§ RAW DATA:

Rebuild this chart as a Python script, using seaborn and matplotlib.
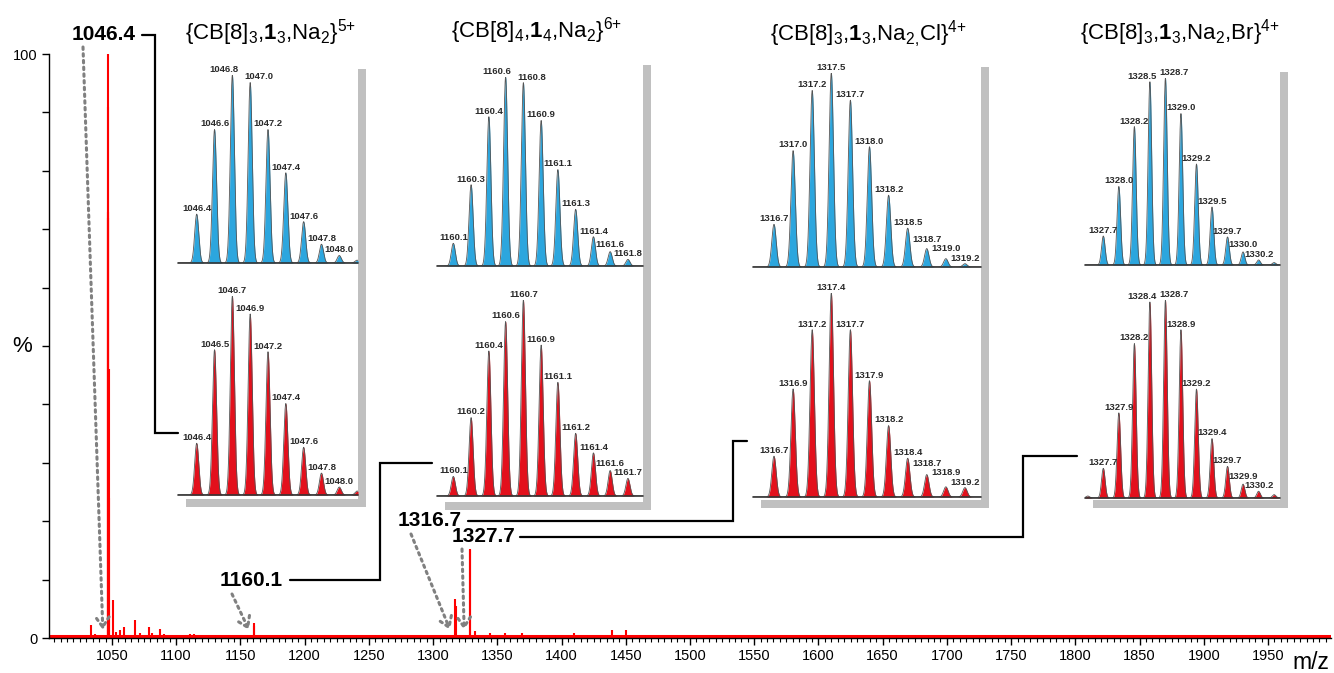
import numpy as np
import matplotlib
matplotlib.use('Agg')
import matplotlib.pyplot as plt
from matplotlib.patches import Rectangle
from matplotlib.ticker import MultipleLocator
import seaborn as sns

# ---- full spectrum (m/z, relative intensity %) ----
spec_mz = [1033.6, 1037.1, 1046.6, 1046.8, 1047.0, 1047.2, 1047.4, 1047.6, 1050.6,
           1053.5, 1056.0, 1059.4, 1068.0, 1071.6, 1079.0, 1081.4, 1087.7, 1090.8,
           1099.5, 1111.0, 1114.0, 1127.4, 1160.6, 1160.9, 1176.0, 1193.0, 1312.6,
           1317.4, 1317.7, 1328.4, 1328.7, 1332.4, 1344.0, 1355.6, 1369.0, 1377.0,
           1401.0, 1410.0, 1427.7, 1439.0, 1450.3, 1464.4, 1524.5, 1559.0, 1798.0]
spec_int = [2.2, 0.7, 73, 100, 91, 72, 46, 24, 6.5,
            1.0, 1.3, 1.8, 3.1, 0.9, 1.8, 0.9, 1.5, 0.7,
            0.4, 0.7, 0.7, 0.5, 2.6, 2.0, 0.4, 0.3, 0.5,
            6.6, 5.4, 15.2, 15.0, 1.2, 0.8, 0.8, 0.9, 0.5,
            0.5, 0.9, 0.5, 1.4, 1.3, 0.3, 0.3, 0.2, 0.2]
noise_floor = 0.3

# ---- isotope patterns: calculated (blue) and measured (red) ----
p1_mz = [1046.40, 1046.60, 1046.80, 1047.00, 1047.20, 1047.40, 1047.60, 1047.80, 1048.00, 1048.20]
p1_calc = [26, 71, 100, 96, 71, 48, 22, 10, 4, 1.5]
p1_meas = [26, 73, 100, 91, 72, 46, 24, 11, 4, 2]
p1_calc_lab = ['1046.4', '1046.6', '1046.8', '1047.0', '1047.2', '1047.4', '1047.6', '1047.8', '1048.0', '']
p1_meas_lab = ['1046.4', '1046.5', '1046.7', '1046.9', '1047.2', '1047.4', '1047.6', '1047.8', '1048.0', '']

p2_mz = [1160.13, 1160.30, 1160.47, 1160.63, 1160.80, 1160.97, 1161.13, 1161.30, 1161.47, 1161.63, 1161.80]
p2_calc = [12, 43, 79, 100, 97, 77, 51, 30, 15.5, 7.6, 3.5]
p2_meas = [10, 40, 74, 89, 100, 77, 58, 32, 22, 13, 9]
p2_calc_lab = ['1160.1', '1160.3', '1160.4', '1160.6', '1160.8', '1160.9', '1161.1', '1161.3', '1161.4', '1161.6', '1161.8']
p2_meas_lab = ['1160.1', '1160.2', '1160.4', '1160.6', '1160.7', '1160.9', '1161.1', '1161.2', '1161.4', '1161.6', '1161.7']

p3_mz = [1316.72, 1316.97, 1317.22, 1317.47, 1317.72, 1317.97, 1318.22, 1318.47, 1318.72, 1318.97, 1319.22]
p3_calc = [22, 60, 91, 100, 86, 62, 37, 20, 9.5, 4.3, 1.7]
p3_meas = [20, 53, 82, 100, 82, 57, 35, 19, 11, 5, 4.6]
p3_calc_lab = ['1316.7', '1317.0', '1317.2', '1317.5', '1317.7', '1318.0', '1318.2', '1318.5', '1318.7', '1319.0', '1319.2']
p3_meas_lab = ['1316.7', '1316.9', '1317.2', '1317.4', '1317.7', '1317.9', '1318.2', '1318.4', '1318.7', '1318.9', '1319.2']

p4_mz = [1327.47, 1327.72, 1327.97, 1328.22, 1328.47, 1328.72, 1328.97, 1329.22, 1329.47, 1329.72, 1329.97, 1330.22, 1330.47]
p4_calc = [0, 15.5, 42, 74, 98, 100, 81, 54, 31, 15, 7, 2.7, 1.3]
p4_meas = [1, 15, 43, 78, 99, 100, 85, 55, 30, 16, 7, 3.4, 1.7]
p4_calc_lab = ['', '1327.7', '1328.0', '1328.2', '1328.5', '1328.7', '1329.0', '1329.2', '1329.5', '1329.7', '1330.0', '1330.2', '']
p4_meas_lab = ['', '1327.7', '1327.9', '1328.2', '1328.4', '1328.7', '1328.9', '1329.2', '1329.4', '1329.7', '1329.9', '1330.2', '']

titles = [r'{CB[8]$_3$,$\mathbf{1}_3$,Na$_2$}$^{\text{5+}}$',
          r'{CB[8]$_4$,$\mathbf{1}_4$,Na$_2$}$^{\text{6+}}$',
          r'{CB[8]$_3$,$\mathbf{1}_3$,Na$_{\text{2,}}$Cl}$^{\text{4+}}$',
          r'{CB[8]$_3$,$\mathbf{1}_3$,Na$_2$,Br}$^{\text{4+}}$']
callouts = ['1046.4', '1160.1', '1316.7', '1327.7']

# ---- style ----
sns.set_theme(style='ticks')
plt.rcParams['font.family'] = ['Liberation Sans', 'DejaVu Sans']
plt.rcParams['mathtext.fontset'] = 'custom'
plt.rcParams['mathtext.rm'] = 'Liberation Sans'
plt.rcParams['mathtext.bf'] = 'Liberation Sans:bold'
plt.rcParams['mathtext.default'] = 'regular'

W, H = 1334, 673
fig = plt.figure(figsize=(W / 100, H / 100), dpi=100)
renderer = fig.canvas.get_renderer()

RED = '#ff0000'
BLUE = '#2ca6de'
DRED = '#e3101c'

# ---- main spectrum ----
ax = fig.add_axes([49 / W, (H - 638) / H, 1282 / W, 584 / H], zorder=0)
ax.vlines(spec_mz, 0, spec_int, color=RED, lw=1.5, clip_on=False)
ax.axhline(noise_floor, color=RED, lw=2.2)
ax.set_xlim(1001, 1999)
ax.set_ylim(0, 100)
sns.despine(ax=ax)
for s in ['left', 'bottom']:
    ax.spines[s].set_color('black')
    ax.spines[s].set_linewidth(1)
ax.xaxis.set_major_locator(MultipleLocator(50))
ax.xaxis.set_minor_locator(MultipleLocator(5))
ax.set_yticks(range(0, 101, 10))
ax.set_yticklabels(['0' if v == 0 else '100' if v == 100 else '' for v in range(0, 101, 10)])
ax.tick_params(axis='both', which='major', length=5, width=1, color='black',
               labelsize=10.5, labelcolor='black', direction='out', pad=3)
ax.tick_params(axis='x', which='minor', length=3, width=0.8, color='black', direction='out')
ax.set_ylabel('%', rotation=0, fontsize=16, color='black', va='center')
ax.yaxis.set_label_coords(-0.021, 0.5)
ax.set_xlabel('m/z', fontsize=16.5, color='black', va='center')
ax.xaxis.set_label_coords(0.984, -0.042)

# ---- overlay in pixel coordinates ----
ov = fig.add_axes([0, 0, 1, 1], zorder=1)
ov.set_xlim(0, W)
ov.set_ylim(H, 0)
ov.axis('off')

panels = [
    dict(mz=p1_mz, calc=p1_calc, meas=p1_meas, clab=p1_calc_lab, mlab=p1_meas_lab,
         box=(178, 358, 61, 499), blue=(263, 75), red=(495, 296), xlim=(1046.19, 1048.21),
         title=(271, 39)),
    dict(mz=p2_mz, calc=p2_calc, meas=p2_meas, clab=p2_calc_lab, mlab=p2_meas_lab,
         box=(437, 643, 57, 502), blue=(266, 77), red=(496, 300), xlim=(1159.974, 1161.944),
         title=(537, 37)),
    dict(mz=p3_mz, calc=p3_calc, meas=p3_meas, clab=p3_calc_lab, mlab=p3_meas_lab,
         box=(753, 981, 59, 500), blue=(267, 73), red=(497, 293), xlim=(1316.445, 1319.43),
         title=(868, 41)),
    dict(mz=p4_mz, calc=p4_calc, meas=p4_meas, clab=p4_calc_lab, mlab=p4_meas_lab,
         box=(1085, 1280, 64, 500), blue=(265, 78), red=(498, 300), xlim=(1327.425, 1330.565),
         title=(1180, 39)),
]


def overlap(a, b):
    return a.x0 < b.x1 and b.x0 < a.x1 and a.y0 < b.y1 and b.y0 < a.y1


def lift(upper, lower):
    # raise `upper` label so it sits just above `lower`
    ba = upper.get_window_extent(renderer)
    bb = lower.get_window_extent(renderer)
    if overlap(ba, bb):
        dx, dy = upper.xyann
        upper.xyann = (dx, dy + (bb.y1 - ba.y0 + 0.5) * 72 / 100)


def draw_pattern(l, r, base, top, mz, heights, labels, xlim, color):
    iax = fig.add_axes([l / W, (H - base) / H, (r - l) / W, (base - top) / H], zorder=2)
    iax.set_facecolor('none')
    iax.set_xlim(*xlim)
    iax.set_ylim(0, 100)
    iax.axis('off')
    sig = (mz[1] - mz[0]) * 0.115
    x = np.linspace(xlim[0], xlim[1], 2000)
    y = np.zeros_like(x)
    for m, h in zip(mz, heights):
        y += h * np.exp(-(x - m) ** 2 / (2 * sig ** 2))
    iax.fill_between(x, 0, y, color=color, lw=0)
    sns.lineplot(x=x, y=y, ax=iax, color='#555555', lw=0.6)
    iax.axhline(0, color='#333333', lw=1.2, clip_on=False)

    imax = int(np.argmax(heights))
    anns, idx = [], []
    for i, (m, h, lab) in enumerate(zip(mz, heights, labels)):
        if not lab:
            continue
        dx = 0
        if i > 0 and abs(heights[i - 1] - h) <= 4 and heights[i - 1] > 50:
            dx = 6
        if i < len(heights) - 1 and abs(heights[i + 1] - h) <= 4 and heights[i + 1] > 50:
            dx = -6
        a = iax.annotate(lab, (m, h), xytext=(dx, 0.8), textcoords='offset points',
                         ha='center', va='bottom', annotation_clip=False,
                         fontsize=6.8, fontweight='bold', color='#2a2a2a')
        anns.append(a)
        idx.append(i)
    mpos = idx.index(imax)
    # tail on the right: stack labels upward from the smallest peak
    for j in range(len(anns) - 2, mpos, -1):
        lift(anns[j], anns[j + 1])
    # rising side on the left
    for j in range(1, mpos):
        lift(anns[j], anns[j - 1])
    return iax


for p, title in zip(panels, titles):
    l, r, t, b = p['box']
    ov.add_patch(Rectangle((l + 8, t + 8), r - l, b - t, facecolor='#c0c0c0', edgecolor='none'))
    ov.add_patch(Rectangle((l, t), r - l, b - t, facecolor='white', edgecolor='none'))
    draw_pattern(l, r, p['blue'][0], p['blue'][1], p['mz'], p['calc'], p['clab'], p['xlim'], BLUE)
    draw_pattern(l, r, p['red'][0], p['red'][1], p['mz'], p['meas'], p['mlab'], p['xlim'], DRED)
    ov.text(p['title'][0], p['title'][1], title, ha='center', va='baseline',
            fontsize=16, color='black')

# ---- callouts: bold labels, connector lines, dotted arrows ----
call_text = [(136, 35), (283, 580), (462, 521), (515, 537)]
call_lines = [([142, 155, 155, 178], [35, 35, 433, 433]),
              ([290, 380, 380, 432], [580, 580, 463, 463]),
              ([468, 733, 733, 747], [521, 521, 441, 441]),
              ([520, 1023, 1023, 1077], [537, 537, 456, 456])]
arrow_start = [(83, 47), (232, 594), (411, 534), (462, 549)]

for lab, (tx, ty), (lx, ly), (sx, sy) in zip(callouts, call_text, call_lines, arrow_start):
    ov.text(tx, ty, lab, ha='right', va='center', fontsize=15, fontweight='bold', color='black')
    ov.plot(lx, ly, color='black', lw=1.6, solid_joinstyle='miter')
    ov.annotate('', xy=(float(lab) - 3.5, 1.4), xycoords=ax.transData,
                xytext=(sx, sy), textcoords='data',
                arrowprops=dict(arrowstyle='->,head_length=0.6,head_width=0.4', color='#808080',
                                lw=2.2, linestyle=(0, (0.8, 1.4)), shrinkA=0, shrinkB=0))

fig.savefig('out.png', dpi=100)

§ SHORT EXERCISE: Without any pictures, reproduce the lines from the first one in the material through the line that has "import seaborn as sns", exactly as they appear.

§ THE OUTPUT:
Rebuild this chart as a Python script, using seaborn and matplotlib.
import numpy as np
import matplotlib
matplotlib.use('Agg')
import matplotlib.pyplot as plt
from matplotlib.patches import Rectangle
from matplotlib.ticker import MultipleLocator
import seaborn as sns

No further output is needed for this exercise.